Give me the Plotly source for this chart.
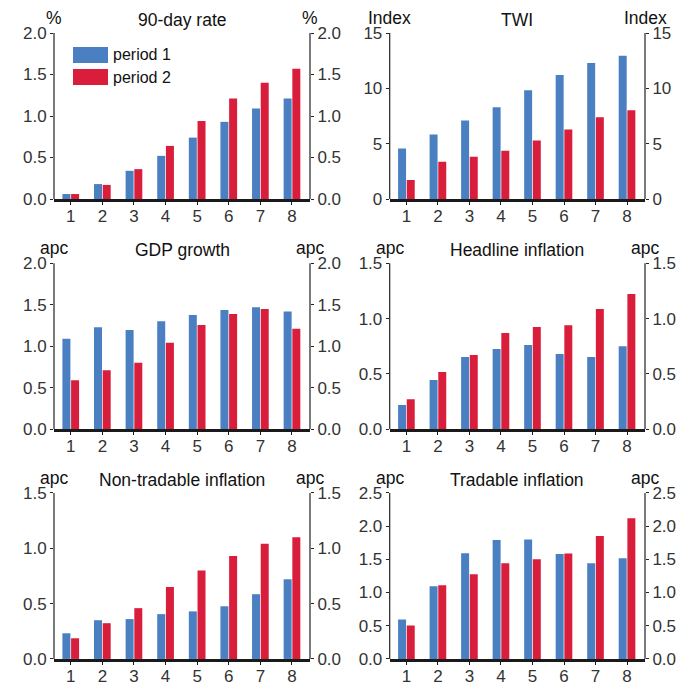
import plotly.graph_objects as go

# Horizon (quarters) shown on every panel
quarters = [1, 2, 3, 4, 5, 6, 7, 8]
quarter_labels = ["1", "2", "3", "4", "5", "6", "7", "8"]

# Panel titles and units
titles = ["90-day rate", "TWI", "GDP growth", "Headline inflation",
          "Non-tradable inflation", "Tradable inflation"]
units = ["%", "Index", "apc", "apc", "apc", "apc"]

# Response in each period, one list per panel
rate_p1 = [0.06, 0.18, 0.34, 0.52, 0.74, 0.93, 1.09, 1.21]
rate_p2 = [0.06, 0.17, 0.36, 0.64, 0.94, 1.21, 1.40, 1.57]
twi_p1 = [4.56, 5.83, 7.10, 8.29, 9.84, 11.20, 12.30, 12.94]
twi_p2 = [1.73, 3.37, 3.83, 4.37, 5.28, 6.29, 7.38, 8.02]
gdp_p1 = [1.09, 1.23, 1.195, 1.30, 1.376, 1.437, 1.47, 1.42]
gdp_p2 = [0.59, 0.71, 0.80, 1.04, 1.256, 1.39, 1.45, 1.21]
headline_p1 = [0.217, 0.444, 0.652, 0.724, 0.76, 0.679, 0.652, 0.75]
headline_p2 = [0.27, 0.516, 0.67, 0.87, 0.924, 0.94, 1.087, 1.222]
nontradable_p1 = [0.232, 0.35, 0.36, 0.405, 0.43, 0.476, 0.585, 0.72]
nontradable_p2 = [0.187, 0.323, 0.459, 0.65, 0.80, 0.93, 1.04, 1.10]
tradable_p1 = [0.595, 1.094, 1.593, 1.79, 1.80, 1.58, 1.44, 1.517]
tradable_p2 = [0.504, 1.109, 1.275, 1.44, 1.50, 1.59, 1.85, 2.12]

period1 = [rate_p1, twi_p1, gdp_p1, headline_p1, nontradable_p1, tradable_p1]
period2 = [rate_p2, twi_p2, gdp_p2, headline_p2, nontradable_p2, tradable_p2]

# Axis extents and tick spacing per panel
y_max = [2.0, 15, 2.0, 1.5, 1.5, 2.5]
y_dtick = [0.5, 5, 0.5, 0.5, 0.5, 0.5]
y_format = [".1f", "d", ".1f", ".1f", ".1f", ".1f"]

series_names = ["period 1", "period 2"]
colors = ["#4a7fc2", "#d81e3b"]

W, H = 688, 703
FONT = "Liberation Sans, Arial, sans-serif"
AXIS_COLOR = "#222222"

# Plot-area boxes in pixels: (left, right) per column, (top, bottom) per row
col_px = [(54, 310), (389.7, 645)]
row_px = [(24.7, 195.3), (261.4, 431.7), (497.4, 668.0)]

fig = go.Figure()
layout = dict(
    width=W, height=H,
    margin=dict(l=0, r=0, t=0, b=0),
    paper_bgcolor="white", plot_bgcolor="white",
    barmode="group", bargap=0.45, bargroupgap=0.08,
    showlegend=False,
    font=dict(family=FONT, size=17, color="#333333"),
)
annotations = []
shapes = []

for i in range(6):
    r, c = divmod(i, 2)
    x0p, x1p = col_px[c]
    t_px, b_px = row_px[r]
    xdom = [x0p / W, x1p / W]
    ydom = [1 - b_px / H, 1 - t_px / H]

    xname = "x" if i == 0 else f"x{i + 1}"
    yl = 2 * i + 1
    yr = 2 * i + 2
    ylname = "y" if yl == 1 else f"y{yl}"
    yrname = f"y{yr}"

    for s, vals in enumerate([period1[i], period2[i]]):
        fig.add_trace(go.Bar(
            x=quarters, y=vals, name=series_names[s],
            marker=dict(color=colors[s], line=dict(width=0)),
            xaxis=xname, yaxis=ylname,
        ))
    # Mirror scale on the right: an invisible point keeps that axis drawn
    fig.add_trace(go.Scatter(
        x=[quarters[0]], y=[0], mode="markers", marker=dict(opacity=0),
        hoverinfo="skip", xaxis=xname, yaxis=yrname,
    ))

    layout["xaxis" if i == 0 else f"xaxis{i + 1}"] = dict(
        domain=xdom, anchor=ylname, range=[0.47, 8.57],
        tickmode="array", tickvals=quarters, ticktext=quarter_labels,
        showline=True, linewidth=2.6, linecolor="#1a1a1a",
        ticks="outside", ticklen=3, tickwidth=1, tickcolor="#1a1a1a",
        ticklabelstandoff=-3,
        showgrid=False, zeroline=False, fixedrange=True,
        tickfont=dict(size=17, color="#333333"),
    )
    yaxis_common = dict(
        range=[0, y_max[i]], tickmode="linear", tick0=0, dtick=y_dtick[i],
        tickformat=y_format[i],
        showline=False,
        ticks="outside", ticklen=3, tickwidth=1, tickcolor=AXIS_COLOR,
        showgrid=False, zeroline=False, fixedrange=True,
        tickfont=dict(size=17, color="#333333"),
    )
    layout["yaxis" if yl == 1 else f"yaxis{yl}"] = dict(
        domain=ydom, anchor=xname, side="left", **yaxis_common)
    layout[f"yaxis{yr}"] = dict(
        domain=ydom, anchor=xname, side="right", overlaying=ylname,
        **yaxis_common)

    # Vertical spines on both sides of the panel
    for xd in (0, 1):
        shapes.append(dict(
            type="line", xref=f"{xname} domain", yref=f"{ylname} domain",
            x0=xd, x1=xd, y0=0, y1=1,
            line=dict(color=AXIS_COLOR, width=1.2), layer="above"))

    # Panel title and unit labels above the plot area
    top = ydom[1]
    annotations.append(dict(
        text=titles[i], x=(xdom[0] + xdom[1]) / 2, y=top, xref="paper",
        yref="paper", xanchor="center", yanchor="bottom", yshift=1,
        showarrow=False, font=dict(size=17.5, color="#111111", family=FONT)))
    for xa in xdom:
        annotations.append(dict(
            text=units[i], x=xa, y=top, xref="paper", yref="paper",
            xanchor="center", yanchor="bottom", yshift=3, showarrow=False,
            font=dict(size=17.5, color="#111111", family=FONT)))

# Legend drawn inside the first panel
leg_x0, leg_x1 = 73, 108
leg_rows = [(39.0, 55.5), (61.7, 78.1)]
for s, (ty, by) in enumerate(leg_rows):
    shapes.append(dict(
        type="rect", xref="paper", yref="paper",
        x0=leg_x0 / W, x1=leg_x1 / W, y0=1 - by / H, y1=1 - ty / H,
        fillcolor=colors[s], line=dict(width=0)))
    annotations.append(dict(
        text=series_names[s], x=111 / W, y=1 - (ty + by) / 2 / H,
        xref="paper", yref="paper", xanchor="left", yanchor="middle",
        showarrow=False, font=dict(size=16, color="#111111", family=FONT)))

layout["annotations"] = annotations
layout["shapes"] = shapes
fig.update_layout(**layout)

fig.write_html("out.html")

━━━━━━━━━━━━━━━━

Restate the whole listing above exactly, except for its images.

**FULL RESPONSE:**
Give me the Plotly source for this chart.
import plotly.graph_objects as go

# Horizon (quarters) shown on every panel
quarters = [1, 2, 3, 4, 5, 6, 7, 8]
quarter_labels = ["1", "2", "3", "4", "5", "6", "7", "8"]

# Panel titles and units
titles = ["90-day rate", "TWI", "GDP growth", "Headline inflation",
          "Non-tradable inflation", "Tradable inflation"]
units = ["%", "Index", "apc", "apc", "apc", "apc"]

# Response in each period, one list per panel
rate_p1 = [0.06, 0.18, 0.34, 0.52, 0.74, 0.93, 1.09, 1.21]
rate_p2 = [0.06, 0.17, 0.36, 0.64, 0.94, 1.21, 1.40, 1.57]
twi_p1 = [4.56, 5.83, 7.10, 8.29, 9.84, 11.20, 12.30, 12.94]
twi_p2 = [1.73, 3.37, 3.83, 4.37, 5.28, 6.29, 7.38, 8.02]
gdp_p1 = [1.09, 1.23, 1.195, 1.30, 1.376, 1.437, 1.47, 1.42]
gdp_p2 = [0.59, 0.71, 0.80, 1.04, 1.256, 1.39, 1.45, 1.21]
headline_p1 = [0.217, 0.444, 0.652, 0.724, 0.76, 0.679, 0.652, 0.75]
headline_p2 = [0.27, 0.516, 0.67, 0.87, 0.924, 0.94, 1.087, 1.222]
nontradable_p1 = [0.232, 0.35, 0.36, 0.405, 0.43, 0.476, 0.585, 0.72]
nontradable_p2 = [0.187, 0.323, 0.459, 0.65, 0.80, 0.93, 1.04, 1.10]
tradable_p1 = [0.595, 1.094, 1.593, 1.79, 1.80, 1.58, 1.44, 1.517]
tradable_p2 = [0.504, 1.109, 1.275, 1.44, 1.50, 1.59, 1.85, 2.12]

period1 = [rate_p1, twi_p1, gdp_p1, headline_p1, nontradable_p1, tradable_p1]
period2 = [rate_p2, twi_p2, gdp_p2, headline_p2, nontradable_p2, tradable_p2]

# Axis extents and tick spacing per panel
y_max = [2.0, 15, 2.0, 1.5, 1.5, 2.5]
y_dtick = [0.5, 5, 0.5, 0.5, 0.5, 0.5]
y_format = [".1f", "d", ".1f", ".1f", ".1f", ".1f"]

series_names = ["period 1", "period 2"]
colors = ["#4a7fc2", "#d81e3b"]

W, H = 688, 703
FONT = "Liberation Sans, Arial, sans-serif"
AXIS_COLOR = "#222222"

# Plot-area boxes in pixels: (left, right) per column, (top, bottom) per row
col_px = [(54, 310), (389.7, 645)]
row_px = [(24.7, 195.3), (261.4, 431.7), (497.4, 668.0)]

fig = go.Figure()
layout = dict(
    width=W, height=H,
    margin=dict(l=0, r=0, t=0, b=0),
    paper_bgcolor="white", plot_bgcolor="white",
    barmode="group", bargap=0.45, bargroupgap=0.08,
    showlegend=False,
    font=dict(family=FONT, size=17, color="#333333"),
)
annotations = []
shapes = []

for i in range(6):
    r, c = divmod(i, 2)
    x0p, x1p = col_px[c]
    t_px, b_px = row_px[r]
    xdom = [x0p / W, x1p / W]
    ydom = [1 - b_px / H, 1 - t_px / H]

    xname = "x" if i == 0 else f"x{i + 1}"
    yl = 2 * i + 1
    yr = 2 * i + 2
    ylname = "y" if yl == 1 else f"y{yl}"
    yrname = f"y{yr}"

    for s, vals in enumerate([period1[i], period2[i]]):
        fig.add_trace(go.Bar(
            x=quarters, y=vals, name=series_names[s],
            marker=dict(color=colors[s], line=dict(width=0)),
            xaxis=xname, yaxis=ylname,
        ))
    # Mirror scale on the right: an invisible point keeps that axis drawn
    fig.add_trace(go.Scatter(
        x=[quarters[0]], y=[0], mode="markers", marker=dict(opacity=0),
        hoverinfo="skip", xaxis=xname, yaxis=yrname,
    ))

    layout["xaxis" if i == 0 else f"xaxis{i + 1}"] = dict(
        domain=xdom, anchor=ylname, range=[0.47, 8.57],
        tickmode="array", tickvals=quarters, ticktext=quarter_labels,
        showline=True, linewidth=2.6, linecolor="#1a1a1a",
        ticks="outside", ticklen=3, tickwidth=1, tickcolor="#1a1a1a",
        ticklabelstandoff=-3,
        showgrid=False, zeroline=False, fixedrange=True,
        tickfont=dict(size=17, color="#333333"),
    )
    yaxis_common = dict(
        range=[0, y_max[i]], tickmode="linear", tick0=0, dtick=y_dtick[i],
        tickformat=y_format[i],
        showline=False,
        ticks="outside", ticklen=3, tickwidth=1, tickcolor=AXIS_COLOR,
        showgrid=False, zeroline=False, fixedrange=True,
        tickfont=dict(size=17, color="#333333"),
    )
    layout["yaxis" if yl == 1 else f"yaxis{yl}"] = dict(
        domain=ydom, anchor=xname, side="left", **yaxis_common)
    layout[f"yaxis{yr}"] = dict(
        domain=ydom, anchor=xname, side="right", overlaying=ylname,
        **yaxis_common)

    # Vertical spines on both sides of the panel
    for xd in (0, 1):
        shapes.append(dict(
            type="line", xref=f"{xname} domain", yref=f"{ylname} domain",
            x0=xd, x1=xd, y0=0, y1=1,
            line=dict(color=AXIS_COLOR, width=1.2), layer="above"))

    # Panel title and unit labels above the plot area
    top = ydom[1]
    annotations.append(dict(
        text=titles[i], x=(xdom[0] + xdom[1]) / 2, y=top, xref="paper",
        yref="paper", xanchor="center", yanchor="bottom", yshift=1,
        showarrow=False, font=dict(size=17.5, color="#111111", family=FONT)))
    for xa in xdom:
        annotations.append(dict(
            text=units[i], x=xa, y=top, xref="paper", yref="paper",
            xanchor="center", yanchor="bottom", yshift=3, showarrow=False,
            font=dict(size=17.5, color="#111111", family=FONT)))

# Legend drawn inside the first panel
leg_x0, leg_x1 = 73, 108
leg_rows = [(39.0, 55.5), (61.7, 78.1)]
for s, (ty, by) in enumerate(leg_rows):
    shapes.append(dict(
        type="rect", xref="paper", yref="paper",
        x0=leg_x0 / W, x1=leg_x1 / W, y0=1 - by / H, y1=1 - ty / H,
        fillcolor=colors[s], line=dict(width=0)))
    annotations.append(dict(
        text=series_names[s], x=111 / W, y=1 - (ty + by) / 2 / H,
        xref="paper", yref="paper", xanchor="left", yanchor="middle",
        showarrow=False, font=dict(size=16, color="#111111", family=FONT)))

layout["annotations"] = annotations
layout["shapes"] = shapes
fig.update_layout(**layout)

fig.write_html("out.html")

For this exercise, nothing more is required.